I think some of these questions are covered in the manual (in the "manual" directory here in github repo). It's old, but most the information on the output should still be accurate. I'll try to answer some questions on the algorithm, and see if some of the others are in manual, otherwise ask again if still relevant.

BAF in superFreq is the allele frequency of the allele that is below 50% in the studied sample. MAF in data bases like dbSNP or exac usually refers to the lower population frequency. In superFreq code and annotation im a bit sloppy and BAF and MAF are used interchangeable, but for superFreq analysis, it's referring to the lower VAF, ie a germline het variant with 65% VAF is assigned a 35% BAF in the CNA analysis.

2: somatic variants in samples without matched normals are called against dbSNP and exac, so just variants that are not flagged from the QC part, and are not present or at low MAF in population databases. This will call rare germline variants as somatic variants, which is somewhat mitigated by the clonal tracking, where variants that are at consistent with 100% clonality in all samples of an individual (so the tumor and the matched normal in your case) will get a "germline" flag in the somaticVariants output.

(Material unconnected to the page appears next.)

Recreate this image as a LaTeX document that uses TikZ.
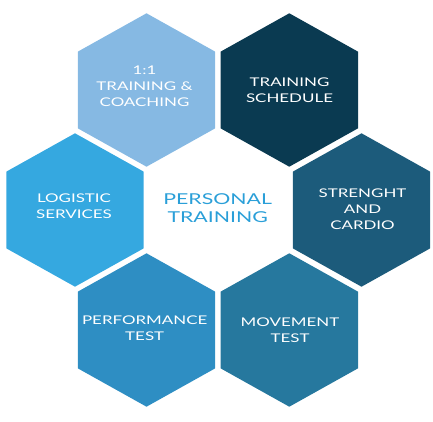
\documentclass[tikz,border=0pt]{standalone}
\usepackage{fontspec}
\setmainfont{Lato}
\newfontfamily\labfont[FakeStretch=1.41]{Lato}
\newfontfamily\cenfont[FakeStretch=1.42]{Lato}
\definecolor{cTL}{HTML}{86B9E3}
\definecolor{cTR}{HTML}{0A3A51}
\definecolor{cL}{HTML}{35A8E0}
\definecolor{cR}{HTML}{1C5B7B}
\definecolor{cBL}{HTML}{2E8EC3}
\definecolor{cBR}{HTML}{26789E}
\definecolor{cCenter}{HTML}{2A9FD8}
\newcommand\hexcell[3]{%
  \fill[#3] (#1,#2) ++(0,-76.7) -- ++(68.7,38.35) -- ++(0,76.7) -- ++(-68.7,38.35) -- ++(-68.7,-38.35) -- ++(0,-76.7) -- cycle;}
\tikzset{
  lab/.style={align=center, text=white, inner sep=0pt, font=\labfont\fontsize{12}{16}\selectfont},
  centerlab/.style={align=center, text=cCenter, inner sep=0pt, font=\cenfont\fontsize{15}{18.3}\selectfont}
}
\begin{document}
\begin{tikzpicture}[x=1pt,y=-1pt]
\useasboundingbox (0,0) rectangle (433,422);
\hexcell{146.5}{90}{cTL}
\hexcell{289.3}{90}{cTR}
\hexcell{75}{210}{cL}
\hexcell{361.5}{210}{cR}
\hexcell{146.5}{330}{cBL}
\hexcell{289.3}{330}{cBR}
\node[lab] (tl) at (144.5,86) {1:1\\TRAINING \&\\COACHING};
\node[lab] (tr) at (289.5,90) {TRAINING\\SCHEDULE};
\node[lab] (l) at (74,206) {LOGISTIC\\SERVICES};
\node[lab] (r) at (362.5,209.5) {STRENGHT\\AND\\CARDIO};
\node[lab] (bl) at (144.7,328) {PERFORMANCE\\TEST};
\node[lab] (br) at (290,330) {MOVEMENT\\TEST};
\node[centerlab] (c) at (217.7,208) {PERSONAL\\TRAINING};
\end{tikzpicture}
\end{document}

The variants used in CNA calling are variants that make it through QC filtering, have high MAF in population databases (>1% if I recall correctly), and have a VAF between 5% and 95%. The VAF cut is a compromise to catch heterozygous variants even if there is a high purity LOH event (which can shift VAF towards 0 or 1 depending on purity of the event) and not catch too much noise from low VAF, or catch homozygous variants too close to VAF=1. This removes sensitivity to CNN LOH present in > 90% of the cells in samples without matched normal, as the heterozygous germline variants will be mostly outside of the 5%-95% range, but I added in a cute lite rescue mechanism where it's looking for regions with a significant absence of heterozygous variants, and calls those as LOH. We've had a couple cute cases where that found things we would've missed otherwise, and it can also capture regions of LOH in the normal germline (this can spot consanguineous germline variants/regions, so beware on what the consent and ethics are on looking at germline variants in your cohort).

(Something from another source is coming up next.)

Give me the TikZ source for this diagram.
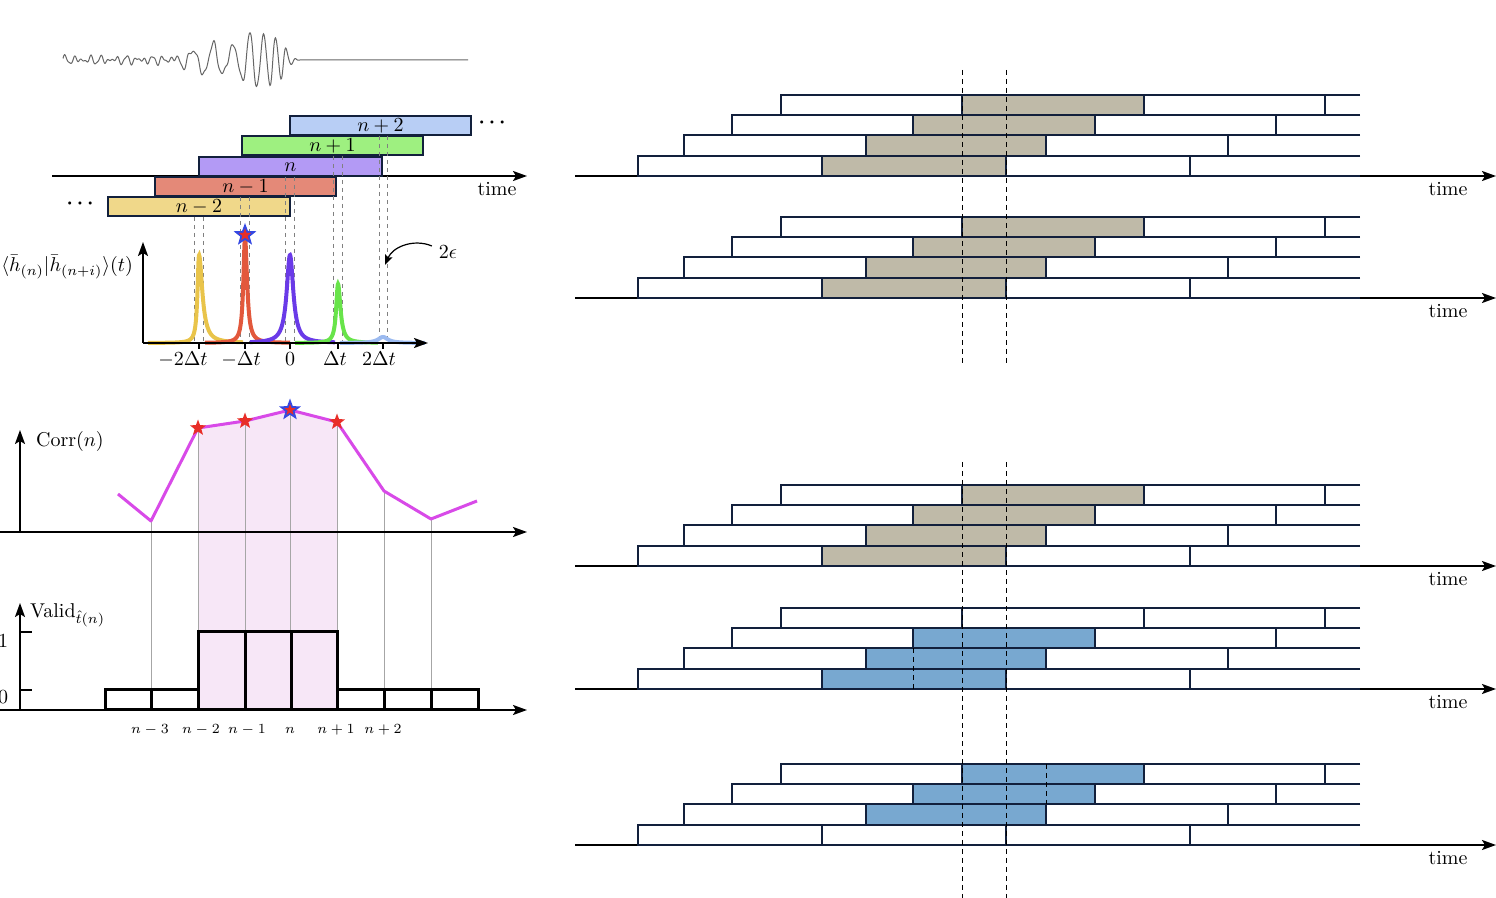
\documentclass[tikz,border=0pt]{standalone}
\usepackage{amsfonts, amssymb, amsmath}
\usepackage{tikz}
\usetikzlibrary{arrows.meta, shapes.geometric}
\usepackage{xcolor}

\definecolor{navy}{RGB}{18,32,60}
\definecolor{barYellow}{RGB}{240,216,138}
\definecolor{barRed}{RGB}{228,137,120}
\definecolor{barPurple}{RGB}{179,154,245}
\definecolor{barGreen}{RGB}{158,240,128}
\definecolor{barBlue}{RGB}{184,206,245}
\definecolor{pkYellow}{RGB}{233,196,74}
\definecolor{pkRed}{RGB}{226,88,60}
\definecolor{pkPurple}{RGB}{106,58,232}
\definecolor{pkGreen}{RGB}{104,228,74}
\definecolor{pkBlue}{RGB}{155,186,240}
\definecolor{corrLine}{RGB}{216,74,232}
\definecolor{pinkFill}{RGB}{247,231,247}
\definecolor{beige}{RGB}{191,186,168}
\definecolor{sky}{RGB}{120,168,208}
\definecolor{starBlue}{RGB}{52,72,226}
\definecolor{starRed}{RGB}{232,46,40}

\begin{document}
\begin{tikzpicture}[x=0.5pt, y=-0.5pt,
        >={Stealth[length=7pt, width=5pt, inset=1.5pt]},
        axis/.style={line width=1pt, ->},
        bar/.style={draw=navy, line width=1pt},
        seg/.style={draw=navy, line width=1pt},
        guide/.style={gray, line width=0.4pt, dash pattern=on 2pt off 2pt},
        cut/.style={black, line width=0.5pt, dash pattern=on 2.5pt off 2pt},
        peak/.style={line width=2pt},
        link/.style={gray!70, line width=0.4pt},
        validbox/.style={draw=black, line width=1.5pt},
        starmark/.style={star, star points=5, star point ratio=2.4, inner sep=0pt},
        declare function={
            lor(\t,\c,\h,\w)=\h*\w*\w/((\t-\c)^2+\w*\w);
            env(\t)=26*exp(-((\t-258)/30)^2)+14*exp(-((\t-205)/22)^2);
            taper(\t)=max(0,min(1,(300-\t)/15));
            chirp(\t)=18*(\t-213)+90+0.15*(max(\t-230,0))^2;
            noise(\t)=2.4*sin(41*(\t-63))+2*sin(29*(\t-63)+40)+1.3*sin(67*(\t-63)+10);
            wav(\t)=taper(\t)*(env(\t)*sin(chirp(\t))+noise(\t));
        }]
    \useasboundingbox (0,0) rectangle (1496,898);

    % signal
    \draw[gray!80!black, line width=0.5pt] plot[domain=63:300, samples=475] (\x, {60 - wav(\x)}) -- (468,60);

    % overlapping segments
    \draw[axis] (52,176) -- (527,176);
    \node (timeL) at (497,189) {time};
    \foreach \i/\lab/\a/\b/\t/\col in {1/n-2/108/290/197/barYellow, 2/n-1/155/336/177/barRed,
            3/n/199/382/157/barPurple, 4/n+1/242/423/136/barGreen, 5/n+2/290/471/116/barBlue} {
        \draw[bar, fill=\col] (\a,\t) rectangle (\b,\t+19.5);
        \node (bar\i) at ({(\a+\b)/2},\t+10) {$\lab$};
    }
    \node (dotsR) at (494,123) {$\boldsymbol{\cdots}$};
    \node (dotsL) at (82,204) {$\boldsymbol{\cdots}$};
    \foreach \p/\top in {194/217, 203/217, 240/197, 249/197, 285/177, 294/177, 333/156, 342/156, 379/136, 387/136}
        \draw[guide] (\p,\top) -- (\p,343);

    % cross-correlation peaks
    \foreach \col/\c/\h/\wl/\wr/\a/\b in {pkYellow/199/88/1.8/4/148/243, pkRed/245/106/2/2.5/205/290,
            pkPurple/290/88/4/4/250/335, pkGreen/338/59/2.2/3/295/378, pkBlue/383/6/6/6/340/425}
        \draw[peak, \col] plot[domain=\a:\b, samples=300] (\x, {343 - lor(\x,\c,\h,ifthenelse(\x<\c,\wl,\wr))});
    \draw[axis] (143,343) -- (143,242);
    \draw[axis] (143,343) -- (428,343);
    \foreach \p in {199, 245, 290, 338, 383}
        \draw[line width=0.6pt] (\p,343) -- (\p,349);
    \node[anchor=base east] (ylab) at (140,272) {$\langle\bar{h}_{(n)}|\bar{h}_{(n+i)}\rangle(t)$};
    \foreach \p/\lab/\k in {183/-2\Delta t/1, 241/-\Delta t/2, 290/0/3, 335/\Delta t/4, 379/2\Delta t/5}
        \node[anchor=base] (tick\k) at (\p,366) {$\lab$};
    \node[starmark, fill=starBlue, minimum size=12pt] (topstar) at (245,235) {};
    \node[starmark, fill=starRed, minimum size=6.5pt] (topstarin) at (245,235) {};
    \node (eps) at (448,252) {$2\epsilon$};
    \coordinate (epstip) at (385,265);
    \draw[line width=0.6pt, -{Stealth[length=5pt, width=4pt, inset=1pt]}] ([yshift=3pt]eps.west) to[bend right=45] (epstip);

    % correlation and validity
    \coordinate (c1) at (118,494);
    \coordinate (c2) at (151,521);
    \coordinate (c3) at (198,428);
    \coordinate (c4) at (245,421);
    \coordinate (c5) at (290,410);
    \coordinate (c6) at (337,422);
    \coordinate (c7) at (384,491);
    \coordinate (c8) at (431,519);
    \coordinate (c9) at (477,501);
    \fill[pinkFill] (c3) -- (c4) -- (c5) -- (c6) -- (337,710) -- (198,710) -- cycle;
    \foreach \p/\b in {c2/690, c3/632, c4/632, c5/632, c6/632, c7/690, c8/690}
        \draw[link] (\p) -- (\p |- 0,\b);
    \draw[axis] (20,532) -- (20,430);
    \draw[axis] (0,532) -- (527,532);
    \node[anchor=base west] (corrlab) at (29,447) {Corr$(n)$};
    \draw[corrLine, line width=1.5pt, line join=round] (c1) -- (c2) -- (c3) -- (c4) -- (c5) -- (c6) -- (c7) -- (c8) -- (c9);
    \foreach \p in {c3, c4, c6}
        \node[starmark, fill=starRed, minimum size=8.5pt] (s\p) at (\p) {};
    \node[starmark, fill=starBlue, minimum size=11.5pt] (bigstar) at (c5) {};
    \node[starmark, fill=starRed, minimum size=6pt] (bigstarin) at (c5) {};

    \foreach \a/\b/\top in {105/151/690, 151/198/690, 198/245/632, 245/291/632, 291/337/632, 337/384/690, 384/431/690, 431/478/690}
        \draw[validbox] (\a,710) rectangle (\b,\top);
    \draw[axis] (20,710) -- (20,603);
    \draw[axis] (0,710) -- (527,710);
    \draw[line width=1pt] (20,632) -- (32,632) (20,690) -- (32,690);
    \node (one) at (3,641) {$1$};
    \node (zero) at (3,697) {$0$};
    \node[anchor=base west] (validlab) at (23,618) {Valid$_{\hat{t}(n)}$};
    \foreach \p/\lab/\k in {150/n-3/1, 201/n-2/2, 247/n-1/3, 290/n/4, 336/n+1/5, 383/n+2/6}
        \node[font=\scriptsize] (nl\k) at (\p,730) {$\lab$};

    % windows on the right
    \foreach \A/\ca/\cb/\cc/\cd in {176/beige/beige/beige/beige, 298/beige/beige/beige/beige,
            566/beige/beige/beige/beige, 689/sky/sky/sky/white, 845/white/sky/sky/sky} {
        \fill[\ca] (822,\A-20) rectangle (1006,\A);
        \fill[\cb] (866,\A-41) rectangle (1046,\A-20);
        \fill[\cc] (913,\A-61) rectangle (1095,\A-41);
        \fill[\cd] (962,\A-81) rectangle (1144,\A-61);
        \draw[axis] (575,\A) -- (1496,\A);
        \node (time\A) at (1448,\A+13) {time};
        \foreach \t/\b/\xa/\xb/\xc/\xd in {20/0/638/822/1006/1190, 41/20/684/866/1046/1228,
                61/41/732/913/1095/1276, 81/61/781/962/1144/1325} {
            \draw[seg] (1360,\A-\t) -- (\xa,\A-\t) -- (\xa,\A-\b) -- (1360,\A-\b);
            \draw[seg] (\xb,\A-\t) -- (\xb,\A-\b) (\xc,\A-\t) -- (\xc,\A-\b) (\xd,\A-\t) -- (\xd,\A-\b);
        }
    }
    \draw[cut] (962,70) -- (962,366) (1006,70) -- (1006,366);
    \draw[cut] (962,462) -- (962,898) (1006,462) -- (1006,898);
    \draw[cut] (913,648) -- (913,689);
    \draw[cut] (1046,764) -- (1046,804);
\end{tikzpicture}
\end{document}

  1. subread is used to get read counts from each gene from the studied samples and the reference normals, which are used in the LFC part of copy number analysis, where the LFC is for each sample compared to all the reference normals in a 1 vs many comparison. That LFC is essentially the top panel of the CNA plots. SuperFreq runs copy number calls on both the normal and the tumor, so need counts from both samples. The counts from the reference normals are saved to file, so second run with same reference normal directory wont have to rerun the reference normal subread, the counts will be loaded in from previous run.

  2. Accurate, also addressed above.

  3. Yep. The clonality and copy number call for each are assigned simultaneously from the LFC and BAF. The maypole plots (fig 7 in manual) is the best way to understand that. Each segment is treated separately though (unlike most other CNA callers), and are only grouped into clones later, with help of the somatic SNVs, so that they can share information with each other.

Have a look at the manual as well, and let me know what information is missing, good luck!